Vingt et un travailleurs des médias arrêtés sans motif en Turquie
Collaborateurs de médias kurdes, ils ont été privés de liberté le 8 juin. L’activité de télévisions kurdes basées en Belgique pourrait avoir servi de prétexte.
Au matin du 8 juin dernier, la police turque a perquisitionné de nombreuses adresses à Diyarbakır, une ville kurde dans le sud du pays. Au moins 21 journalistes et collaborateurs de média ont été arrêtés sur ordre du procureur général de Diyarbakır. Parmi eux figurent des membres et journalistes de l’agence de presse féminine Jinews, de l’agence de presse Mezopotamya (MA) et de l’association des journalistes Dicle-Firat (DFG).

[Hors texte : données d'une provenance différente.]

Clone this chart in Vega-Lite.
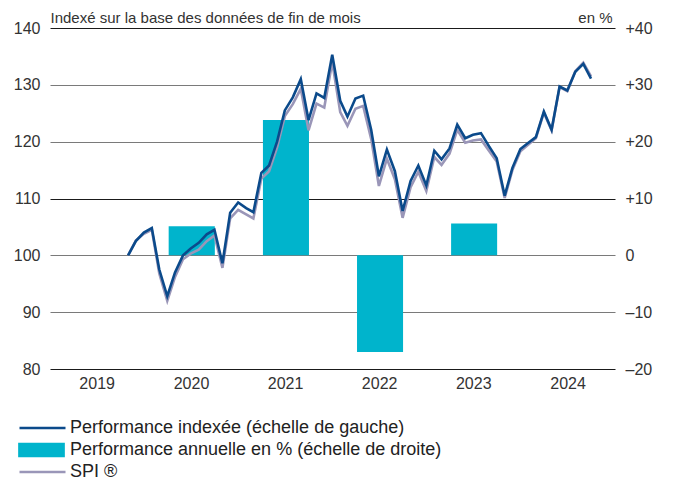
{
  "$schema": "https://vega.github.io/schema/vega-lite/v6.json",
  "width": 565,
  "height": 341,
  "autosize": "none",
  "padding": {"left": 50, "top": 28, "right": 58, "bottom": 113},
  "config": {
    "view": {"stroke": null},
    "font": "Liberation Sans",
    "axis": {"labelColor": "#333333", "titleColor": "#333333", "labelFont": "Liberation Sans", "titleFont": "Liberation Sans"}
  },
  "datasets": {
    "monthly": [
      {"date": "2019-10-31", "perf": 100.0, "spi": 100.0},
      {"date": "2019-11-30", "perf": 102.5, "spi": 102.6},
      {"date": "2019-12-31", "perf": 104.0, "spi": 103.8},
      {"date": "2020-01-31", "perf": 104.8, "spi": 104.5},
      {"date": "2020-02-29", "perf": 97.5, "spi": 96.8},
      {"date": "2020-03-31", "perf": 92.8, "spi": 92.0},
      {"date": "2020-04-30", "perf": 97.0, "spi": 96.2},
      {"date": "2020-05-31", "perf": 100.0, "spi": 99.3},
      {"date": "2020-06-30", "perf": 101.2, "spi": 100.3},
      {"date": "2020-07-31", "perf": 102.2, "spi": 101.0},
      {"date": "2020-08-31", "perf": 103.7, "spi": 102.5},
      {"date": "2020-09-30", "perf": 104.5, "spi": 103.5},
      {"date": "2020-10-31", "perf": 98.6, "spi": 97.8},
      {"date": "2020-11-30", "perf": 107.5, "spi": 106.5},
      {"date": "2020-12-31", "perf": 109.3, "spi": 108.0},
      {"date": "2021-01-31", "perf": 108.3, "spi": 107.2},
      {"date": "2021-02-28", "perf": 107.6, "spi": 106.5},
      {"date": "2021-03-31", "perf": 114.5, "spi": 113.5},
      {"date": "2021-04-30", "perf": 115.8, "spi": 114.8},
      {"date": "2021-05-31", "perf": 120.0, "spi": 119.0},
      {"date": "2021-06-30", "perf": 125.5, "spi": 124.5},
      {"date": "2021-07-31", "perf": 127.8, "spi": 126.6},
      {"date": "2021-08-31", "perf": 131.0, "spi": 129.3},
      {"date": "2021-09-30", "perf": 123.8, "spi": 122.0},
      {"date": "2021-10-31", "perf": 128.5, "spi": 126.7},
      {"date": "2021-11-30", "perf": 127.7, "spi": 126.0},
      {"date": "2021-12-31", "perf": 135.3, "spi": 134.0},
      {"date": "2022-01-31", "perf": 127.2, "spi": 125.2},
      {"date": "2022-02-28", "perf": 124.4, "spi": 122.8},
      {"date": "2022-03-31", "perf": 127.6, "spi": 125.8},
      {"date": "2022-04-30", "perf": 128.1, "spi": 126.3},
      {"date": "2022-05-31", "perf": 122.1, "spi": 120.5},
      {"date": "2022-06-30", "perf": 113.9, "spi": 112.2},
      {"date": "2022-07-31", "perf": 118.6, "spi": 117.0},
      {"date": "2022-08-31", "perf": 114.8, "spi": 113.4},
      {"date": "2022-09-30", "perf": 107.8, "spi": 106.6},
      {"date": "2022-10-31", "perf": 113.1, "spi": 112.0},
      {"date": "2022-11-30", "perf": 115.8, "spi": 114.7},
      {"date": "2022-12-31", "perf": 112.3, "spi": 111.3},
      {"date": "2023-01-31", "perf": 118.4, "spi": 117.3},
      {"date": "2023-02-28", "perf": 116.9, "spi": 115.9},
      {"date": "2023-03-31", "perf": 118.8, "spi": 117.9},
      {"date": "2023-04-30", "perf": 123.0, "spi": 122.1},
      {"date": "2023-05-31", "perf": 120.6, "spi": 119.8},
      {"date": "2023-06-30", "perf": 121.2, "spi": 120.2},
      {"date": "2023-07-31", "perf": 121.5, "spi": 120.4},
      {"date": "2023-08-31", "perf": 119.2, "spi": 118.4},
      {"date": "2023-09-30", "perf": 117.1, "spi": 116.5},
      {"date": "2023-10-31", "perf": 110.5, "spi": 110.1},
      {"date": "2023-11-30", "perf": 115.4, "spi": 115.0},
      {"date": "2023-12-31", "perf": 118.7, "spi": 118.3},
      {"date": "2024-01-31", "perf": 119.8, "spi": 119.5},
      {"date": "2024-02-29", "perf": 120.8, "spi": 120.6},
      {"date": "2024-03-31", "perf": 125.3, "spi": 125.1},
      {"date": "2024-04-30", "perf": 122.1, "spi": 122.0},
      {"date": "2024-05-31", "perf": 129.7, "spi": 129.6},
      {"date": "2024-06-30", "perf": 129.0, "spi": 128.9},
      {"date": "2024-07-31", "perf": 132.3, "spi": 132.4},
      {"date": "2024-08-31", "perf": 133.7, "spi": 133.9},
      {"date": "2024-09-30", "perf": 131.1, "spi": 131.5}
    ],
    "annual": [
      {"year": "2020", "pct": 5.1},
      {"year": "2021", "pct": 23.8},
      {"year": "2022", "pct": -17.0},
      {"year": "2023", "pct": 5.6}
    ]
  },
  "layer": [
    {
      "data": {"name": "annual"},
      "mark": {"type": "bar", "width": {"band": 0.5}},
      "encoding": {
        "x": {
          "field": "year", "timeUnit": "utcyear", "type": "temporal", "title": null,
          "scale": {"domain": [{"year": 2019, "month": 1, "date": 1, "utc": true}, {"year": 2025, "month": 1, "date": 1, "utc": true}]},
          "axis": {
            "values": [
              {"year": 2019, "month": 7, "date": 1, "utc": true},
              {"year": 2020, "month": 7, "date": 1, "utc": true},
              {"year": 2021, "month": 7, "date": 1, "utc": true},
              {"year": 2022, "month": 7, "date": 1, "utc": true},
              {"year": 2023, "month": 7, "date": 1, "utc": true},
              {"year": 2024, "month": 7, "date": 1, "utc": true}
            ],
            "labelExpr": "utcFormat(datum.value, '%Y')",
            "ticks": false, "domain": false, "grid": false,
            "labelFontSize": 16, "labelPadding": 6, "labelColor": "#333333"
          }
        },
        "y": {
          "field": "pct", "type": "quantitative",
          "scale": {"domain": [-20, 40]},
          "axis": {
            "orient": "right", "values": [-20, -10, 0, 10, 20, 30, 40],
            "labelExpr": "datum.value > 0 ? '+' + datum.value : (datum.value < 0 ? '–' + abs(datum.value) : '0')",
            "grid": false, "ticks": false, "domain": false,
            "labelFontSize": 16, "labelPadding": 10,
            "title": "en %", "titleAngle": 0, "titleX": -3, "titleY": -6,
            "titleAlign": "right", "titleBaseline": "alphabetic",
            "titleFontSize": 15, "titleFontWeight": "normal"
          }
        },
        "color": {
          "datum": "Performance annuelle en % (échelle de droite)",
          "scale": {
            "domain": ["Performance indexée (échelle de gauche)", "Performance annuelle en % (échelle de droite)", "SPI ®"],
            "range": ["#0b4a8b", "#00b4cc", "#9a96b8"]
          },
          "legend": {
            "orient": "none", "legendX": -16.5, "legendY": 391, "direction": "vertical",
            "title": null, "padding": 0, "symbolSize": 100, "symbolStrokeWidth": 2.7,
            "labelFontSize": 18, "labelOffset": 18.5, "rowPadding": 1,
            "labelColor": "#222222", "labelFont": "Liberation Sans", "labelLimit": 0,
            "encode": {
              "symbols": {
                "update": {
                  "shape": [
                    {"test": "datum.value === 'Performance annuelle en % (échelle de droite)'", "value": "M-4.6,-1.2H4.2V1.2H-4.6Z"},
                    {"value": "M-4.6,0H4.6"}
                  ],
                  "fill": [
                    {"test": "datum.value === 'Performance annuelle en % (échelle de droite)'", "value": "#00b4cc"},
                    {"value": "transparent"}
                  ],
                  "stroke": [
                    {"test": "datum.value === 'Performance annuelle en % (échelle de droite)'", "value": "transparent"},
                    {"test": "datum.value === 'SPI ®'", "value": "#9a96b8"},
                    {"value": "#0b4a8b"}
                  ],
                  "strokeWidth": {"value": 2.7},
                  "opacity": {"value": 1}
                }
              }
            }
          }
        }
      }
    },
    {
      "data": {"name": "monthly"},
      "layer": [
        {
          "mark": {"type": "line", "strokeWidth": 2.6},
          "encoding": {
            "x": {"field": "date", "type": "temporal", "title": null},
            "y": {
              "field": "spi", "type": "quantitative",
              "title": "Indexé sur la base des données de fin de mois",
              "scale": {"domain": [80, 140]},
              "axis": {
                "orient": "left", "values": [80, 90, 100, 110, 120, 130, 140],
                "grid": true,
                "gridColor": {"condition": {"test": "datum.value === 140 || datum.value === 110 || datum.value === 80", "value": "#1a1a1a"}, "value": "#7a7a7a"},
                "gridWidth": 1.2, "gridOpacity": 1,
                "ticks": false, "domain": false,
                "labelFontSize": 16, "labelPadding": 10,
                "titleAngle": 0, "titleX": 0, "titleY": -6,
                "titleAlign": "left", "titleBaseline": "alphabetic",
                "titleFontSize": 15, "titleFontWeight": "normal"
              }
            },
            "color": {"datum": "SPI ®"}
          }
        },
        {
          "mark": {"type": "line", "strokeWidth": 2.6},
          "encoding": {
            "x": {"field": "date", "type": "temporal", "title": null},
            "y": {"field": "perf", "type": "quantitative", "title": "Indexé sur la base des données de fin de mois"},
            "color": {"datum": "Performance indexée (échelle de gauche)"}
          }
        }
      ]
    }
  ],
  "resolve": {"scale": {"y": "independent"}}
}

L’un des journalistes, Mehmet Ali Ertaş, a été menotté pendant 10 heures lors des perquisitions chez lui. La police a confisqué les téléphones et du matériel informatique appartenant aux journalistes.
Des ordinateurs, des disques durs, des livres et des magazines ont également été confisqués lors du raid dans les locaux du Jinnews.
Comparus devant la justice turque, seize des journalistes ont été envoyés en prison le 16 juin, tandis que cinq autres ont été placés sous contrôle judiciaires.
Le même jour (16 juin), au moins douze personnes dont un journaliste kurde ont été arrêtées à Istanbul lors des perquisitions simultanées visant le parti politique HDP. La journaliste Saliha Aras qui travaille pour la revue « Demokratik Modernite » figure parmi les personnes arrêtées. On ignore de quoi elle est accusée.
Une autre journaliste, Inci Hekimoglu, a été arrêtée le même jour à Izmir. Les accusations portées contre elle ne sont pas connues.
« Le journalisme n’est pas un crime »
Les autorités n’ont pas communiqué les motifs de ces arrestations. L’accès aux dossiers des journalistes a été entravé par « l’ordonnance de confidentialité ».
Le vice-président du groupe parlementaire du parti politique HDP (Le Parti démocratique des peuples), Saruhan Oluç, a dénoncé l’arrestation des journalistes. « Le journalisme n’est pas un crime. Libérez les journalistes », a-t-il dit.
L’Association des journalistes Dicle Firat et la Plateforme des femmes journalistes de Mésopotamie (MKGP) ont déclaré dans un communiqué conjoint que parmi les accusations portées contre les journalistes figuraient les informations diffusées sur les chaînes de télévision kurdes « Stêrk TV » et « Medya Haber TV », toutes deux basées en Belgique.
« Nous réitérons que nous ne nous plierons pas à la politique d’oppression, de violence et de guerre. Nous rappelons une fois de plus qu’un journaliste exerçant son métier ne sera pas tenu pour responsable de la politique éditoriale des médias pour qui il travaille » ont déclaré les deux associations.
Projet d’invasion ?
Pour ces deux associations qui défendent la liberté d’expression et de la presse, les autorités turques veulent étouffer toute voix critique avant une éventuelle opération d’invasion en Syrie et en Irak.
L’armée turque a intensifié ses attaques contre le Kurdistan irakien et l’administration autonome du nord et de l’est de la Syrie, notamment depuis le 17 avril. Le président turc Recep Tayyip Erdogan a récemment annoncé son intention d’annexer une bande frontalière de 30 km de profondeur en Syrie.
« Lorsque nous regardons le passé, nous réalisons immédiatement que la presse kurde est la première cible chaque fois que le gouvernement est dans une impasse. Aujourd’hui, nos amis ont été détenus uniquement pour cette raison » a déclaré le représentant du Syndicat des journalistes de Turquie (TGS) pour la ville de de Diyarbakır, Mahmut Oral.
La Turquie est l’une des plus grandes prisons du monde pour les journalistes. Selon un rapport du DFG, au moins six journalistes ont été arrêtés au cours du seul mois de mai et dix ont été victimes de violences policières. Fin mai, 60 journalistes se trouvaient dans les prisons turques, selon DFG.
La Turquie se retrouve à la 149e place sur 180 dans le dernier Classement mondial de la liberté de la presse établi par RSF.